(Task brief):
Reproduce the listing below character for character; drop every image.

(Dataset extract):
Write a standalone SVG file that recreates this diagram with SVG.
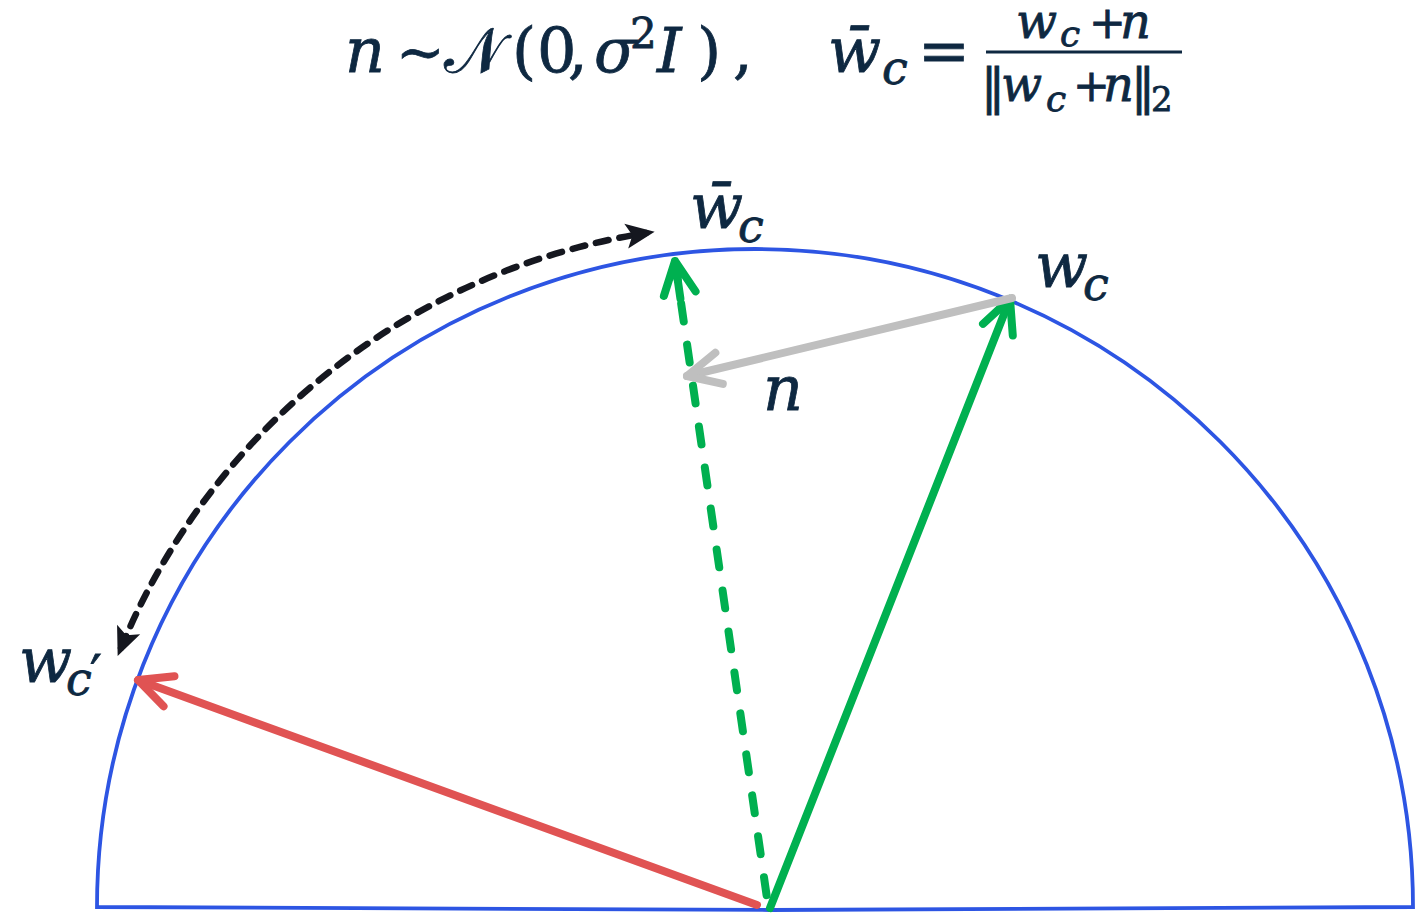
<svg xmlns="http://www.w3.org/2000/svg" width="1418" height="917" viewBox="0 0 1418 917">
<style>
  text { fill: #0E2841; stroke: #0E2841; stroke-width: 0.8px; font-family: "DejaVu Serif", serif; }
  .m { font-style: italic; }
  .big { font-size: 62px; }
  .sub { font-size: 46px; }
  .num { font-size: 48px; }
  .nsub { font-size: 36px; }
  .shaft { fill: none; stroke-width: 8; stroke-linecap: round; stroke-linejoin: round; }
</style>
<defs>
  <marker id="hRed" markerUnits="userSpaceOnUse" orient="auto" refX="0" refY="0" markerWidth="60" markerHeight="60" viewBox="-40 -30 50 60" overflow="visible">
    <path d="M -33,-16 L 0,0 L -33,16" fill="none" stroke="#E05353" stroke-width="8" stroke-linecap="round" stroke-linejoin="round"/>
  </marker>
  <marker id="hGreen" markerUnits="userSpaceOnUse" orient="auto" refX="0" refY="0" markerWidth="60" markerHeight="60" viewBox="-40 -30 50 60" overflow="visible">
    <path d="M -33,-16 L 0,0 L -33,16" fill="none" stroke="#00B050" stroke-width="8" stroke-linecap="round" stroke-linejoin="round"/>
  </marker>
  <marker id="hGreenD" markerUnits="userSpaceOnUse" orient="auto" refX="0" refY="0" markerWidth="60" markerHeight="60" viewBox="-45 -30 55 60" overflow="visible">
    <path d="M -33,-16 L 0,0 L -33,16 M 0,0 L -38,0" fill="none" stroke="#00B050" stroke-width="8" stroke-linecap="round" stroke-linejoin="round"/>
  </marker>
  <marker id="hGray" markerUnits="userSpaceOnUse" orient="auto" refX="0" refY="0" markerWidth="60" markerHeight="60" viewBox="-40 -30 50 60" overflow="visible">
    <path d="M -33,-16 L 0,0 L -33,16" fill="none" stroke="#BFBFBF" stroke-width="8" stroke-linecap="round" stroke-linejoin="round"/>
  </marker>
  <marker id="hBlack" markerUnits="userSpaceOnUse" orient="auto-start-reverse" refX="0" refY="0" markerWidth="40" markerHeight="40" viewBox="-22 -14 32 28" overflow="visible">
    <path d="M -16,-10 L 7,0 L -16,10 L -11,0 Z" fill="#15171F"/>
  </marker>
</defs>

<g id="semicircle">
  <path d="M 97,907 A 658 658 0 0 1 1413,907 L 770,910 Z" fill="none" stroke="#2D55E3" stroke-width="3.8" stroke-linejoin="miter"/>
</g>

<g id="connectors">
  <path id="arc-dashed" d="M 121,648 A 684 684 0 0 1 646,233" fill="none" stroke="#15171F" stroke-width="6.5" stroke-linecap="round" stroke-dasharray="13 11" marker-start="url(#hBlack)" marker-end="url(#hBlack)"/>
  <path id="red-arrow" class="shaft" d="M 757,905 L 138,680" stroke="#E05353" marker-end="url(#hRed)"/>
  <path id="green-dashed" class="shaft" d="M 768,905 L 675,261" stroke="#00B050" stroke-dasharray="18 23.4" stroke-dashoffset="-10" marker-end="url(#hGreenD)"/>
  <path id="green-arrow" class="shaft" d="M 770,908 L 1010,299" stroke="#00B050" marker-end="url(#hGreen)"/>
  <path id="gray-arrow" class="shaft" d="M 1012,298 L 687,376" stroke="#BFBFBF" marker-end="url(#hGray)"/>
</g>

<g id="formula">
  <text class="big">
    <tspan class="m" x="345" y="72">n</tspan>
    <tspan x="396" y="72" style="font-size:58px">∼</tspan>
    <tspan x="444" y="72">𝒩</tspan>
    <tspan x="512" y="72">(</tspan>
    <tspan x="537" y="72">0</tspan>
    <tspan x="568" y="72">,</tspan>
    <tspan class="m" x="594" y="72">σ</tspan>
    <tspan x="630" y="48" style="font-size:42px">2</tspan>
    <tspan class="m" x="657" y="72">I</tspan>
    <tspan x="697" y="72">)</tspan>
    <tspan x="733" y="72">,</tspan>
    <tspan class="m" x="828" y="72">w̄</tspan>
    <tspan class="m" x="882" y="84" style="font-size:46px">c</tspan>
    <tspan x="918" y="72">=</tspan>
  </text>
  <line x1="986" y1="52" x2="1182" y2="52" stroke="#0E2841" stroke-width="3.2"/>
  <text class="num">
    <tspan class="m" x="1016" y="38">w</tspan>
    <tspan class="m nsub" x="1060" y="46">c</tspan>
    <tspan x="1089" y="38" style="font-size:44px">+</tspan>
    <tspan class="m" x="1120" y="38">n</tspan>
  </text>
  <text class="num">
    <tspan x="981" y="104">‖</tspan>
    <tspan class="m" x="1001" y="101">w</tspan>
    <tspan class="m nsub" x="1046" y="111">c</tspan>
    <tspan x="1073" y="101" style="font-size:44px">+</tspan>
    <tspan class="m" x="1103" y="101">n</tspan>
    <tspan x="1131" y="104">‖</tspan>
    <tspan class="nsub" x="1151" y="111" style="font-size:34px">2</tspan>
  </text>
</g>

<g id="label-wbar">
  <text class="big"><tspan class="m" x="690" y="228">w̄</tspan><tspan class="m sub" x="738" y="242">c</tspan></text>
</g>
<g id="label-wc">
  <text class="big"><tspan class="m" x="1035" y="287">w</tspan><tspan class="m sub" x="1083" y="300">c</tspan></text>
</g>
<g id="label-n">
  <text class="big"><tspan class="m" x="763" y="410">n</tspan></text>
</g>
<g id="label-wcprime">
  <text class="big"><tspan class="m" x="19" y="682">w</tspan><tspan class="m sub" x="66" y="695">c</tspan><tspan class="sub" x="90" y="692" style="font-size:52px">′</tspan></text>
</g>
</svg>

(Response to the exercise):
Write a standalone SVG file that recreates this diagram with SVG.
<svg xmlns="http://www.w3.org/2000/svg" width="1418" height="917" viewBox="0 0 1418 917">
<style>
  text { fill: #0E2841; stroke: #0E2841; stroke-width: 0.8px; font-family: "DejaVu Serif", serif; }
  .m { font-style: italic; }
  .big { font-size: 62px; }
  .sub { font-size: 46px; }
  .num { font-size: 48px; }
  .nsub { font-size: 36px; }
  .shaft { fill: none; stroke-width: 8; stroke-linecap: round; stroke-linejoin: round; }
</style>
<defs>
  <marker id="hRed" markerUnits="userSpaceOnUse" orient="auto" refX="0" refY="0" markerWidth="60" markerHeight="60" viewBox="-40 -30 50 60" overflow="visible">
    <path d="M -33,-16 L 0,0 L -33,16" fill="none" stroke="#E05353" stroke-width="8" stroke-linecap="round" stroke-linejoin="round"/>
  </marker>
  <marker id="hGreen" markerUnits="userSpaceOnUse" orient="auto" refX="0" refY="0" markerWidth="60" markerHeight="60" viewBox="-40 -30 50 60" overflow="visible">
    <path d="M -33,-16 L 0,0 L -33,16" fill="none" stroke="#00B050" stroke-width="8" stroke-linecap="round" stroke-linejoin="round"/>
  </marker>
  <marker id="hGreenD" markerUnits="userSpaceOnUse" orient="auto" refX="0" refY="0" markerWidth="60" markerHeight="60" viewBox="-45 -30 55 60" overflow="visible">
    <path d="M -33,-16 L 0,0 L -33,16 M 0,0 L -38,0" fill="none" stroke="#00B050" stroke-width="8" stroke-linecap="round" stroke-linejoin="round"/>
  </marker>
  <marker id="hGray" markerUnits="userSpaceOnUse" orient="auto" refX="0" refY="0" markerWidth="60" markerHeight="60" viewBox="-40 -30 50 60" overflow="visible">
    <path d="M -33,-16 L 0,0 L -33,16" fill="none" stroke="#BFBFBF" stroke-width="8" stroke-linecap="round" stroke-linejoin="round"/>
  </marker>
  <marker id="hBlack" markerUnits="userSpaceOnUse" orient="auto-start-reverse" refX="0" refY="0" markerWidth="40" markerHeight="40" viewBox="-22 -14 32 28" overflow="visible">
    <path d="M -16,-10 L 7,0 L -16,10 L -11,0 Z" fill="#15171F"/>
  </marker>
</defs>

<g id="semicircle">
  <path d="M 97,907 A 658 658 0 0 1 1413,907 L 770,910 Z" fill="none" stroke="#2D55E3" stroke-width="3.8" stroke-linejoin="miter"/>
</g>

<g id="connectors">
  <path id="arc-dashed" d="M 121,648 A 684 684 0 0 1 646,233" fill="none" stroke="#15171F" stroke-width="6.5" stroke-linecap="round" stroke-dasharray="13 11" marker-start="url(#hBlack)" marker-end="url(#hBlack)"/>
  <path id="red-arrow" class="shaft" d="M 757,905 L 138,680" stroke="#E05353" marker-end="url(#hRed)"/>
  <path id="green-dashed" class="shaft" d="M 768,905 L 675,261" stroke="#00B050" stroke-dasharray="18 23.4" stroke-dashoffset="-10" marker-end="url(#hGreenD)"/>
  <path id="green-arrow" class="shaft" d="M 770,908 L 1010,299" stroke="#00B050" marker-end="url(#hGreen)"/>
  <path id="gray-arrow" class="shaft" d="M 1012,298 L 687,376" stroke="#BFBFBF" marker-end="url(#hGray)"/>
</g>

<g id="formula">
  <text class="big">
    <tspan class="m" x="345" y="72">n</tspan>
    <tspan x="396" y="72" style="font-size:58px">∼</tspan>
    <tspan x="444" y="72">𝒩</tspan>
    <tspan x="512" y="72">(</tspan>
    <tspan x="537" y="72">0</tspan>
    <tspan x="568" y="72">,</tspan>
    <tspan class="m" x="594" y="72">σ</tspan>
    <tspan x="630" y="48" style="font-size:42px">2</tspan>
    <tspan class="m" x="657" y="72">I</tspan>
    <tspan x="697" y="72">)</tspan>
    <tspan x="733" y="72">,</tspan>
    <tspan class="m" x="828" y="72">w̄</tspan>
    <tspan class="m" x="882" y="84" style="font-size:46px">c</tspan>
    <tspan x="918" y="72">=</tspan>
  </text>
  <line x1="986" y1="52" x2="1182" y2="52" stroke="#0E2841" stroke-width="3.2"/>
  <text class="num">
    <tspan class="m" x="1016" y="38">w</tspan>
    <tspan class="m nsub" x="1060" y="46">c</tspan>
    <tspan x="1089" y="38" style="font-size:44px">+</tspan>
    <tspan class="m" x="1120" y="38">n</tspan>
  </text>
  <text class="num">
    <tspan x="981" y="104">‖</tspan>
    <tspan class="m" x="1001" y="101">w</tspan>
    <tspan class="m nsub" x="1046" y="111">c</tspan>
    <tspan x="1073" y="101" style="font-size:44px">+</tspan>
    <tspan class="m" x="1103" y="101">n</tspan>
    <tspan x="1131" y="104">‖</tspan>
    <tspan class="nsub" x="1151" y="111" style="font-size:34px">2</tspan>
  </text>
</g>

<g id="label-wbar">
  <text class="big"><tspan class="m" x="690" y="228">w̄</tspan><tspan class="m sub" x="738" y="242">c</tspan></text>
</g>
<g id="label-wc">
  <text class="big"><tspan class="m" x="1035" y="287">w</tspan><tspan class="m sub" x="1083" y="300">c</tspan></text>
</g>
<g id="label-n">
  <text class="big"><tspan class="m" x="763" y="410">n</tspan></text>
</g>
<g id="label-wcprime">
  <text class="big"><tspan class="m" x="19" y="682">w</tspan><tspan class="m sub" x="66" y="695">c</tspan><tspan class="sub" x="90" y="692" style="font-size:52px">′</tspan></text>
</g>
</svg>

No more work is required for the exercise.